Во-вторых, австрийская бюрократия, в отличие от опруссаченной германской, всегда была, с одной стороны, менее дисциплинированной, но с другой — более мягкой, допускавшей возможность разрешения конфликтных ситуаций не только распоряжениями вышестоящих инстанций, начиная с императора, но и путем взаимной договоренности конфликтующих сторон (как, например, случилось при урегулировании языковой проблемы в Моравии в 1905-м и Буковине в 1910 г.)- Такая гибкость бюрократического аппарата имела и свои теневые стороны — в первую очередь знаменитую «австрийскую лень», стремление дать событиям естественный ход, надеясь на то, что время само разрешит возникшие проблемы ко всеобщему удовольствию.
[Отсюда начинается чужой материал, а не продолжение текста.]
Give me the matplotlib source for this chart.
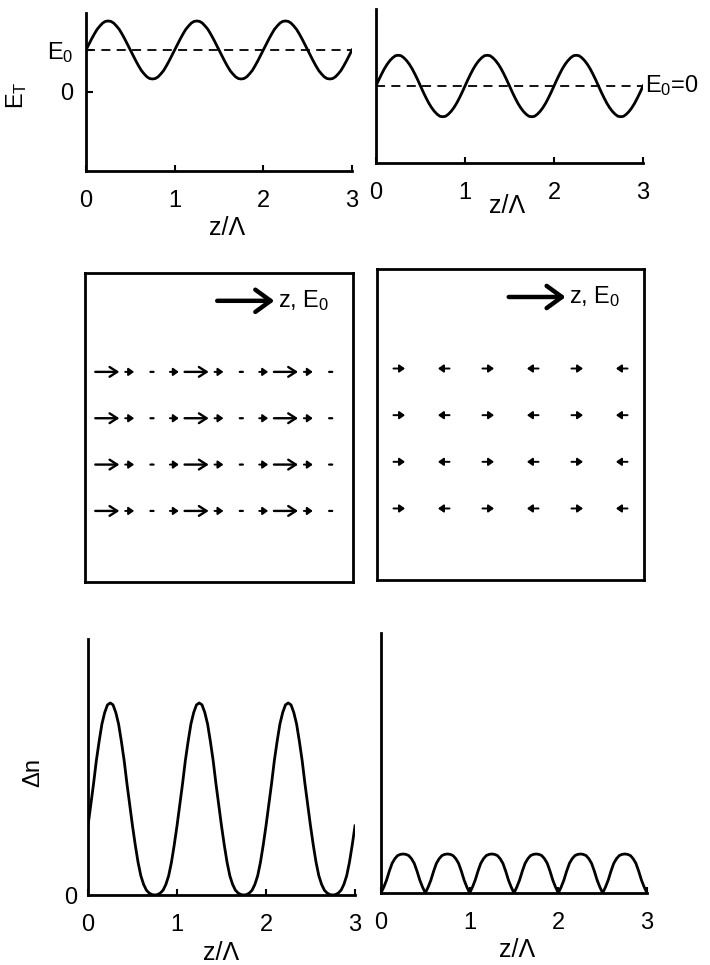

Как правило, подобные ожидания не оправдывались. Тем не менее трудно не согласиться с выводом чешского историка Ф. Шамалика: «Просвещенные бюрократы в Австрии, в отличие от своих на первый взгляд куда более успешных прусских коллег, сохранили больше... сдержанности и скептицизма, прагматизма и здравого смысла, что, с одной стороны, нашло свое выражение в духе терпимости и размахе пресловутой «австрийской безалаберности», но с другой стороны — защитило общество от... подчинения гражданских прав и свобод полумистическому культу государства и иерархии... Австрийская традиция — в отличие от прусской — смогла сохранить более трезвый, инструменталистский подход к государству...» (Samalik F. Uvahy о dejindch ceskepolitiky. Praha, 1996. S. 244 —245).